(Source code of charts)
----
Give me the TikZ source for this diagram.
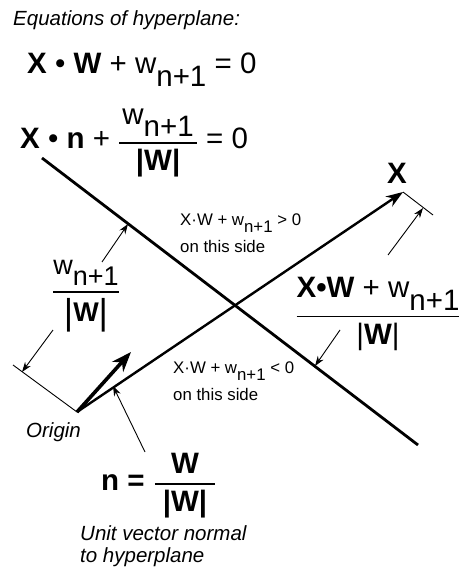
\documentclass[tikz,border=0pt]{standalone}
\usepackage{amsmath}
\usepackage{fontspec}
\setmainfont{Liberation Sans}
\usetikzlibrary{arrows.meta}
\newcommand\sbs[1]{\raisebox{-0.42em}{#1}}
\newcommand\fr[2]{$\genfrac{}{}{1.8pt}{0}{\hbox{#1}}{\hbox{#2}}$}
\newcommand\tallbar{{\fontsize{36}{36}\selectfont\raisebox{-0.08em}{|}}}
\tikzset{
  plane/.style  ={line width=2.8pt},
  vec/.style    ={line width=2.4pt,-{Stealth[length=17pt,width=12pt]}},
  unitvec/.style={line width=3.6pt,-{Stealth[length=20pt,width=15pt]}},
  tickln/.style ={line width=0.9pt},
  ptr/.style    ={line width=0.9pt,-{Stealth[length=10pt,width=7pt]}},
  note/.style   ={font=\fontsize{20.5}{22}\selectfont\itshape,inner sep=0pt},
  side/.style   ={font=\fontsize{16.8}{27}\selectfont,align=left,inner sep=0pt},
  eqn/.style    ={font=\fontsize{29.5}{32}\selectfont,inner sep=0pt},
}

\begin{document}
\begin{tikzpicture}[x=1pt,y=-1pt]
  \useasboundingbox (0,0) rectangle (467,569);
  % hyperplane and vectors
  \coordinate (pA) at (42,158);
  \coordinate (pB) at (418,445);
  \coordinate (O)  at (77,412);
  \coordinate (Xt) at (403,192);
  \coordinate (Xe) at (433,215);
  \coordinate (Oe) at (13,365);
  \coordinate (nt) at (131,352);
  \draw[plane] (pA) -- (pB);
  \draw[vec] (O) -- (Xt);
  \draw[unitvec] (O) -- (nt);
  \draw[tickln] (Xt) -- (Xe);
  \draw[tickln] (O) -- (Oe);

  % labels
  \node[note,anchor=base west] (title) at (13,26) {Equations of hyperplane:};
  \node[eqn,anchor=base west] (eqA) at (27,74)
    {\textbf{X} • \textbf{W} + w\sbs{n+1} = 0};
  \node[eqn,anchor=base west] (eqB) at (20,149)
    {\textbf{X} • \textbf{n} + \fr{\kern3pt w\sbs{n+1}\kern3pt}{\textbf{|W|}} = 0};
  \node[eqn,font=\fontsize{27}{30}\selectfont] (wfrac) at (86,296)
    {\fr{w\sbs{n+1}}{\tallbar\textbf{W}\tallbar}};
  \node[eqn] (xfrac) at (378,314) {\fr{\textbf{X•W} + w\sbs{n+1}}{|\textbf{W}|}};
  \node[eqn,anchor=base] (xlbl) at (397,183) {\textbf{X}};
  \node[side,anchor=base west] (pos) at (180,252) {X·W + w\sbs{n+1} > 0\\on this side};
  \node[side,anchor=base west] (neg) at (173,400) {X·W + w\sbs{n+1} < 0\\on this side};
  \node[note,anchor=base west] (orig) at (26,437) {Origin};
  \node[eqn,anchor=base west] (ndef) at (101,490)
    {\textbf{n =}\hspace{9pt}\fr{\textbf{W}}{\kern8pt\textbf{|W|}\kern8pt}};
  \node[note,anchor=base west,align=left] (unote) at (80,562)
    {Unit vector normal\\to hyperplane};

  % pointers
  \coordinate (xfrom) at (388,255);
  \coordinate (xto)   at (423,208);
  \coordinate (wfrom) at (102,262);
  \coordinate (wto)   at (128,224);
  \coordinate (ofrom) at (53,330);
  \coordinate (oto)   at (22,372);
  \coordinate (nfrom) at (145,452);
  \coordinate (nto)   at (113,386);
  \coordinate (dfrom) at (340,330);
  \coordinate (dto)   at (315,366);
  \draw[ptr] (xfrom) -- (xto);
  \draw[ptr] (wfrom) -- (wto);
  \draw[ptr] (ofrom) -- (oto);
  \draw[ptr] (nfrom) -- (nto);
  \draw[ptr] (dfrom) -- (dto);
\end{tikzpicture}
\end{document}
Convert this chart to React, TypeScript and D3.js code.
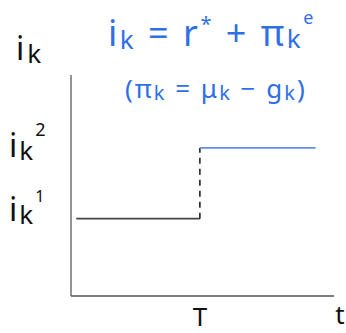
import React from 'react';
import * as d3 from 'd3';

// time points (arbitrary units) and rate levels
const lowTimes = [2, 49];
const highTimes = [49, 93];
const switchTime = 49;
const lowRate = 35;
const highRate = 67;
const tickLabels = ['T', 't'];

const W = 346;
const H = 333;
const BLUE = '#2f6fe6';

export default function App() {
  const x = d3.scaleLinear().domain([0, 100]).range([71, 334]);
  const y = d3.scaleLinear().domain([0, 100]).range([296, 75]);

  const line = d3.line<number[]>().x(d => x(d[0])).y(d => y(d[1]));
  const lowPath = line(lowTimes.map(t => [t, lowRate]));
  const highPath = line(highTimes.map(t => [t, highRate]));
  const jumpPath = line([[switchTime, lowRate], [switchTime, highRate]]);

  const font = "'Noto Sans', sans-serif";

  return (
    <svg width={W} height={H} style={{ position: 'absolute', left: 0, top: 0 }}>
      <rect width={W} height={H} fill="#fff" />
      {/* axes */}
      <line x1={x(0)} y1={y(0)} x2={x(0)} y2={y(100)} stroke="#666" strokeWidth={1.4} />
      <line x1={x(0)} y1={y(0)} x2={x(100)} y2={y(0)} stroke="#555" strokeWidth={1.4} />

      {/* step path */}
      <path d={lowPath || ''} stroke="#444" strokeWidth={1.6} fill="none" />
      <path d={jumpPath || ''} stroke="#222" strokeWidth={1.6} strokeDasharray="6,5" fill="none" />
      <path d={highPath || ''} stroke="#5b8fe8" strokeWidth={1.8} fill="none" />

      {/* axis labels */}
      <g fontFamily={font} fill="#111">
        <text x={16} y={60} fontSize={32} letterSpacing={3}>i<tspan fontSize={26} dy={3}>k</tspan></text>
        <text x={9} y={157} fontSize={32} letterSpacing={2}>i<tspan fontSize={26} dy={3}>k</tspan><tspan fontSize={18} dy={-24}>2</tspan></text>
        <text x={9} y={221} fontSize={32} letterSpacing={2}>i<tspan fontSize={26} dy={3}>k</tspan><tspan fontSize={16} dy={-22}>1</tspan></text>
        <text x={x(switchTime)} y={326} fontSize={26} textAnchor="middle">{tickLabels[0]}</text>
        <text x={340} y={324} fontSize={26} textAnchor="middle">{tickLabels[1]}</text>
      </g>

      {/* formula */}
      <g fontFamily={font} fill={BLUE}>
        <text x={108} y={46} fontSize={36} letterSpacing={2.5}>
          i<tspan fontSize={26} dy={3}>k</tspan><tspan dy={-3}> = r</tspan>
          <tspan fontSize={20} dy={-15}>*</tspan><tspan dy={15}> + π</tspan>
          <tspan fontSize={26} dy={2}>k</tspan><tspan fontSize={18} dy={-24}>e</tspan>
        </text>
        <text x={125} y={98} fontSize={26} letterSpacing={2}>
          (π<tspan fontSize={20} dy={2}>k</tspan><tspan dy={-2}> = μ</tspan>
          <tspan fontSize={20} dy={2}>k</tspan><tspan dy={-2}> − g</tspan>
          <tspan fontSize={20} dy={2}>k</tspan><tspan dy={-2}>)</tspan>
        </text>
      </g>
    </svg>
  );
}
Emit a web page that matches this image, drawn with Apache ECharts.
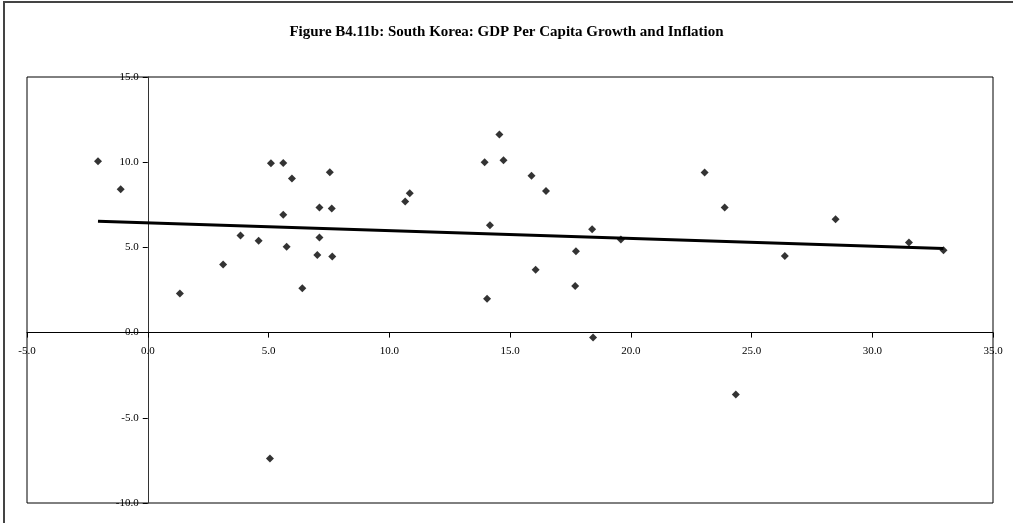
<!DOCTYPE html>
<html>
<head>
<meta charset="utf-8">
<script src="https://cdn.jsdelivr.net/npm/echarts@6/dist/echarts.min.js"></script>
<style>
html,body{margin:0;padding:0;background:#fff;}
#chart{width:1013px;height:523px;}
</style>
</head>
<body>
<div id="chart"></div>
<script>
// GDP per capita growth (x, %) and inflation (y, %)
const inflation = [-2.06, -1.12, 1.33, 3.12, 3.84, 4.59, 5.10, 5.61, 5.61, 5.97, 5.75, 6.40, 7.11, 7.11, 7.02, 7.54, 7.62, 7.64, 10.66, 10.85, 13.95, 14.56, 14.73, 14.17, 14.05, 15.89, 16.49, 16.06, 17.73, 17.70, 18.40, 18.44, 19.59, 23.06, 23.89, 26.38, 28.48, 31.52, 32.95, 5.06, 24.35];
const growth    = [10.05, 8.41, 2.30, 4.00, 5.70, 5.39, 9.94, 9.95, 6.91, 9.04, 5.04, 2.61, 7.34, 5.58, 4.55, 9.41, 7.28, 4.47, 7.69, 8.18, 9.99, 11.63, 10.11, 6.30, 1.99, 9.21, 8.31, 3.69, 4.78, 2.73, 6.07, -0.29, 5.46, 9.39, 7.34, 4.49, 6.65, 5.29, 4.84, -7.39, -3.63];
const trendX = [-2.06, 32.95];
const trendY = [6.54, 4.93];
const xTicks = { min: -5, max: 35, interval: 5 };
const yTicks = { min: -10, max: 15, interval: 5 };
const titleText = 'Figure B4.11b: South Korea: GDP Per Capita Growth and Inflation';

const points = inflation.map((x, i) => [x, growth[i]]);
const trend = trendX.map((x, i) => [x, trendY[i]]);

const G = { left: 27, top: 77, width: 966, height: 426 };
// place each axis where the other axis has value 0
const xAxisOffset = -G.height * (0 - yTicks.min) / (yTicks.max - yTicks.min);
const yAxisOffset = -G.width * (0 - xTicks.min) / (xTicks.max - xTicks.min);

const serif = '"Liberation Serif", "Times New Roman", serif';
const chart = echarts.init(document.getElementById('chart'), null, { renderer: 'canvas' });
chart.setOption({
  backgroundColor: '#fff',
  animation: false,
  title: {
    text: titleText,
    left: 'center',
    top: 20,
    textStyle: { fontFamily: serif, fontSize: 15, fontWeight: 'bold', color: '#000' }
  },
  graphic: [{
    type: 'rect',
    shape: { x: 4, y: 2, width: 1030, height: 540 },
    style: { fill: null, stroke: '#444', lineWidth: 2 },
    silent: true
  }],
  grid: { left: G.left, top: G.top, width: G.width, height: G.height, show: true, borderColor: '#000', borderWidth: 1, backgroundColor: '#fff', outerBoundsMode: 'none', containLabel: false },
  xAxis: {
    type: 'value',
    position: 'bottom',
    offset: xAxisOffset,
    min: xTicks.min, max: xTicks.max, interval: xTicks.interval,
    axisLine: { onZero: false, lineStyle: { color: '#000', width: 1 } },
    axisTick: { show: true, inside: false, length: 5, lineStyle: { color: '#000' } },
    axisLabel: { margin: 13, fontFamily: serif, fontSize: 11, color: '#000', formatter: v => v.toFixed(1), showMinLabel: true, showMaxLabel: true, hideOverlap: false },
    splitLine: { show: false }
  },
  yAxis: {
    type: 'value',
    position: 'left',
    offset: yAxisOffset,
    min: yTicks.min, max: yTicks.max, interval: yTicks.interval,
    axisLine: { onZero: false, lineStyle: { color: '#333', width: 1 } },
    axisTick: { show: true, inside: false, length: 5, lineStyle: { color: '#000' } },
    axisLabel: { margin: 9, fontFamily: serif, fontSize: 11, color: '#000', formatter: v => v.toFixed(1), showMinLabel: true, showMaxLabel: true, hideOverlap: false },
    splitLine: { show: false }
  },
  series: [
    {
      type: 'line',
      data: trend,
      symbol: 'none',
      lineStyle: { color: '#000', width: 3 },
      z: 2
    },
    {
      type: 'scatter',
      data: points,
      symbol: 'diamond',
      symbolSize: 8,
      itemStyle: { color: '#000' },
      z: 3
    }
  ]
});
</script>
</body>
</html>
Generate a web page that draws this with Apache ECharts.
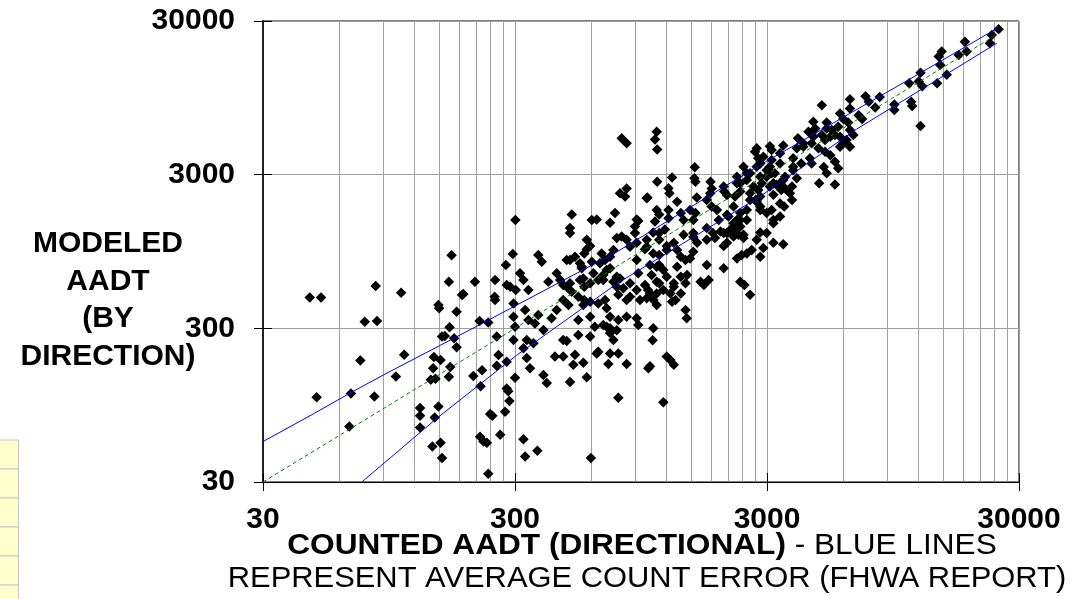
<!DOCTYPE html>
<html><head><meta charset="utf-8">
<script src="https://cdn.jsdelivr.net/npm/echarts@6/dist/echarts.min.js"></script>
<style>html,body{margin:0;padding:0;background:#fff}#c{width:1077px;height:599px}</style>
</head><body><div id="c"></div>
<script>
// [counted AADT, modeled AADT] pairs
const linksBelow300 = [[46,477],[51,477],[84,565],[76,331],[85,335],[106,511],[73,185],[109,202],[49,107],[67,113],[83,108],[101,146],[66,69],[168,897],[164,603],[149,425],[150,405],[154,265],[158,267],[165,305],[172,259],[176,226],[187,502],[185,495],[176,385],[208,603],[250,619],[249,482],[250,458],[217,335],[235,328],[254,265],[143,195],[152,187],[166,168],[164,145],[142,165],[139,139],[145,141],[126,91],[126,81],[126,68],[149,93],[144,79],[141,51],[152,54],[154,43],[205,147],[222,160],[219,126],[258,201],[254,171],[278,182],[300,143],[278,122],[282,117],[285,101],[239,83],[244,81],[274,86],[218,59],[225,55],[232,54],[262,61],[235,34]];
const linksAround300 = [[324,57],[329,44],[368,48],[600,43],[771,106],[496,134],[578,144],[704,176],[832,176],[389,149],[401,132],[432,197],[466,197],[519,202],[560,179],[633,206],[715,206],[771,206],[481,248],[535,271],[596,265],[334,192],[344,165],[296,252],[324,223],[334,252],[355,240],[296,357],[300,307],[329,395],[339,340],[360,323],[371,366],[389,293],[419,349],[439,395],[296,436],[302,532],[278,574],[287,559],[276,775],[294,913],[314,684],[324,619],[339,532],[371,900],[383,814],[407,603],[439,684],[466,574],[496,589],[496,834],[519,877],[552,755],[560,634],[614,684],[672,619],[535,340],[596,357],[672,315],[715,300],[760,291],[560,425],[642,436],[693,405],[832,357],[912,349],[912,532],[1000,470],[912,834],[858,1019],[1000,1019],[1014,165],[858,589],[925,684]];
const linksAround1000 = [[795,5170],[832,4800],[783,2270],[832,2440],[820,2160],[1000,2110],[504,1650],[301,1520],[496,1350],[496,1250],[605,1520],[633,1530],[715,1460],[748,1690],[912,1530],[925,1500],[578,1130],[596,1030],[795,1190],[832,1130],[898,1250],[912,1080],[1000,1130],[565,920],[662,920],[737,970],[760,1160],[683,834],[715,737],[760,650],[737,603],[481,834],[552,737]];
const linksUpperMid = [[1095,5700],[1078,5090],[1100,4380],[1550,3350],[1545,2840],[1560,2700],[1260,2880],[1100,2700],[1220,2450],[1230,2270],[1005,2130],[1320,2000],[1580,2130],[1790,2700],[1810,2440],[1785,2270],[2020,2510],[2030,2330],[1095,1770],[1120,1650],[1078,1485],[1220,1770],[1220,1560],[1365,1690],[1400,1520],[1485,1770],[1560,1690],[1530,1520],[1730,2050],[1810,1860],[1900,1770],[2080,2210],[2240,2160],[2210,1860],[1930,1520],[2110,1600],[2280,1520],[2350,1380],[2420,3380],[2495,3060],[2730,4450],[2690,4230],[2770,3830],[3080,4600],[3130,4340],[2820,3550],[2990,3210],[2280,2910],[2350,2640],[2650,2510],[2770,2380],[2820,2160],[3080,2510],[3180,2220],[2570,2050],[2730,2000],[2820,1770],[3130,1770],[3180,1450],[2820,1260],[1060,1260],[1120,1250],[1400,1220],[1530,1180],[1730,1350],[1830,1250],[1960,1280],[2080,1250],[2210,1320],[2310,1220],[2420,1220]];
const linksCentral = [[898,1380],[578,980],[543,795],[605,814],[652,795],[715,877],[693,718],[672,667],[642,619],[453,619],[481,559],[504,519],[466,458],[489,425],[543,619],[565,559],[596,589],[535,482],[565,458],[596,447],[683,458],[783,634],[760,559],[807,548],[771,497],[832,458],[858,482],[715,357],[771,340],[925,315],[1030,506],[1062,458],[1095,425],[940,458],[984,574],[1012,532],[1120,589],[1163,532],[1095,603],[1240,506],[1300,458],[1365,506],[1280,559],[1030,775],[1095,755],[1163,718],[1045,667],[1200,650],[1280,589],[984,980],[1061,920],[1120,900],[1200,970],[1120,1130],[1200,1030],[1280,1080],[1320,970],[1180,1320],[1365,877],[1425,834],[1485,855],[1320,755],[1365,650],[1445,667],[1730,775],[1635,603],[1685,574],[1760,619],[1425,395],[1440,349],[1061,300],[1200,197],[1240,187],[1280,174],[1030,170],[1730,1130],[1865,1160],[2020,1030],[2080,1080],[2210,1190],[2020,737],[2080,1645],[2210,1450],[2350,1520],[2495,1770],[2420,1160],[2280,855],[2380,900],[2495,920],[2610,970],[2350,603],[2440,574],[2570,497],[1530,1250],[1585,1083],[1530,945],[466,252],[622,307],[693,307],[715,280],[737,252],[511,174],[642,211],[3480,1056],[2820,877],[1425,589],[1260,447],[1055,251],[1163,99],[1095,506],[1120,775]];
const linksAbove3000 = [[24900,26500],[23400,24300],[23000,21500],[18300,22000],[18600,19000],[17300,18000],[14800,19000],[14400,17600],[14600,15500],[14200,11800],[15500,13400],[12200,13800],[12000,12100],[12400,11300],[11000,11800],[11200,8950],[11300,8400],[9600,8600],[9600,7900],[12200,6230],[8400,9600],[6400,9300],[7380,9700],[7600,8950],[6930,7300],[7150,6900],[6400,8100],[8060,8200],[4950,8500],[5850,7500],[6020,6900],[6300,6550],[5175,6550],[5420,5850],[5750,6150],[5580,5430],[4580,6620],[4660,6000],[4950,5430],[5100,5040],[5350,5300],[6400,5850],[6600,5430],[6020,4800],[5850,4560],[4180,4560],[4510,4800],[4800,4450],[5100,4230],[5350,4020],[5580,3640],[5750,3300],[5040,3360],[5175,3060],[4830,2640],[5580,2590],[3810,3830],[4100,3550],[3480,4640],[3380,4130],[3810,3210],[3940,2840],[3770,2510],[3080,3380],[3220,3060],[2990,2910],[2860,2640],[3380,2640],[3540,2440],[3700,2270],[4510,5530],[4580,5300],[2900,3920],[3130,3735],[3380,3550],[2820,2910],[3180,2640],[3540,2910],[3420,2380],[3810,3380],[2730,3380],[2570,3060],[3130,3060],[3270,2575],[3480,2770],[3770,2050],[2570,2270],[2700,2050],[2280,2640],[2350,2330],[2495,2770],[3380,1950],[3510,1860],[2820,1860],[2990,1690],[3180,1520],[3380,1600],[2350,1690],[2495,1520],[2280,1450],[2150,1320],[2020,1250],[2990,1250],[2730,1130],[3180,1080],[2900,1000],[4380,5700],[5175,6000],[5850,5300],[6200,5040],[6400,4560],[3980,5170],[4180,4800],[3940,4450],[4440,3830],[4510,3550]];

// Average count error bounds (blue) and equality line (green)
const upperErrorX = [30, 48, 66, 90, 220, 750, 2800, 11000, 24500];
const upperErrorY = [55, 84, 113, 149, 320, 930, 3450, 12500, 26800];
const lowerErrorX = [74, 147, 304, 760, 2800, 6800, 24500];
const lowerErrorY = [30, 78, 200, 585, 2150, 5930, 21500];
const equalityX = [30, 25000];
const equalityY = [30, 25000];

// Axis ticks / grid values
const decadeTicks = [30, 300, 3000, 30000];
const xGridValues = [30,60,90,120,150,180,210,240,270,300,600,900,1200,1500,1800,2100,2400,2700,3000,6000,9000,12000,15000,18000,21000,24000,27000,30000];

const FONT = '"Liberation Sans", Arial, Helvetica, sans-serif';
const allLinks = [].concat(linksBelow300, linksAround300, linksAround1000, linksUpperMid, linksCentral, linksAbove3000);
const zip = (xs, ys) => xs.map((x, i) => [x, ys[i]]);

const chart = echarts.init(document.getElementById('c'), null, {renderer: 'canvas'});
const tableRows = [440, 469, 498, 527, 556, 585];
chart.setOption({
  animation: false,
  backgroundColor: '#fff',
  grid: {left: 263, top: 21, right: 58, bottom: 117, show: true, borderColor: '#000', borderWidth: 1,
         backgroundColor: 'transparent', containLabel: false, outerBoundsMode: 'none'},
  xAxis: [{
    type: 'log', logBase: 10, min: 30, max: 30000, position: 'bottom',
    axisLine: {show: true, onZero: false, lineStyle: {color: '#000', width: 1}},
    axisTick: {show: false, customValues: xGridValues},
    axisLabel: {customValues: decadeTicks, fontFamily: FONT, fontSize: 30, fontWeight: 'bold', color: '#000', margin: 23,
                formatter: v => String(Math.round(v))},
    splitLine: {show: true, lineStyle: {color: '#a0a0a0', width: 1}},
    minorTick: {show: false}, minorSplitLine: {show: false}
  }, {
    type: 'log', logBase: 10, min: 30, max: 30000, position: 'bottom', offset: -9,
    axisLine: {show: false},
    axisTick: {show: true, customValues: decadeTicks, length: 18, lineStyle: {color: '#000', width: 1}},
    axisLabel: {show: false}, splitLine: {show: false}
  }],
  yAxis: [{
    type: 'log', logBase: 10, min: 30, max: 30000, position: 'left',
    axisLine: {show: true, onZero: false, lineStyle: {color: '#222', width: 2}},
    axisTick: {show: false, customValues: decadeTicks},
    axisLabel: {customValues: decadeTicks, fontFamily: FONT, fontSize: 30, fontWeight: 'bold', color: '#000', margin: 28,
                formatter: v => String(Math.round(v))},
    splitLine: {show: true, lineStyle: {color: '#a0a0a0', width: 1}},
    minorTick: {show: false}, minorSplitLine: {show: false}
  }, {
    type: 'log', logBase: 10, min: 30, max: 30000, position: 'left', offset: -9,
    axisLine: {show: false},
    axisTick: {show: true, customValues: decadeTicks, length: 18, lineStyle: {color: '#000', width: 1}},
    axisLabel: {show: false}, splitLine: {show: false}
  }],
  series: [
    {type: 'scatter', name: 'Links', data: allLinks, symbol: 'diamond', symbolSize: 10.5,
     itemStyle: {color: '#000', opacity: 1}, z: 2, silent: true},
    {type: 'line', name: 'Upper error', data: zip(upperErrorX, upperErrorY), symbol: 'none',
     lineStyle: {color: '#0000ff', width: 1}, z: 4, silent: true},
    {type: 'line', name: 'Lower error', data: zip(lowerErrorX, lowerErrorY), symbol: 'none',
     lineStyle: {color: '#0000ff', width: 1}, z: 4, silent: true},
    {type: 'line', name: 'Equality', data: zip(equalityX, equalityY), symbol: 'none',
     lineStyle: {color: '#008000', width: 1, type: [4, 3]}, z: 3, silent: true}
  ],
  graphic: [
    {type: 'text', x: 108, y: 300, silent: true,
     style: {text: 'MODELED\nAADT\n(BY\nDIRECTION)', fontFamily: FONT, fontSize: 30, fontWeight: 'bold',
             fill: '#000', align: 'center', verticalAlign: 'middle', lineHeight: 37.5}},
    {type: 'text', x: 642, y: 546, scaleX: 1.09, silent: true,
     style: {text: '{b|COUNTED AADT (DIRECTIONAL)}{n| - BLUE LINES}', align: 'center', verticalAlign: 'middle',
             rich: {b: {fontFamily: FONT, fontSize: 29, fontWeight: 'bold', fill: '#000'},
                    n: {fontFamily: FONT, fontSize: 29, fontWeight: 'normal', fill: '#000'}}}},
    {type: 'text', x: 647, y: 579, scaleX: 1.065, silent: true,
     style: {text: 'REPRESENT AVERAGE COUNT ERROR (FHWA REPORT)', fontFamily: FONT, fontSize: 29,
             fill: '#000', align: 'center', verticalAlign: 'middle'}}
  ].concat(tableRows.map(y => ({type: 'rect', silent: true, z: -1,
     shape: {x: -2, y: y, width: 20.5, height: 29},
     style: {fill: '#FFFFCC', stroke: '#C8C8C8', lineWidth: 1}})))
});
</script>
</body></html>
----
*GOAL*: Show every line of the records above that contains the word "with".

*ANSWER TO THIS EXERCISE*:
Emit a web page that matches this image, drawn with Apache ECharts.
Generate a web page that draws this with Apache ECharts.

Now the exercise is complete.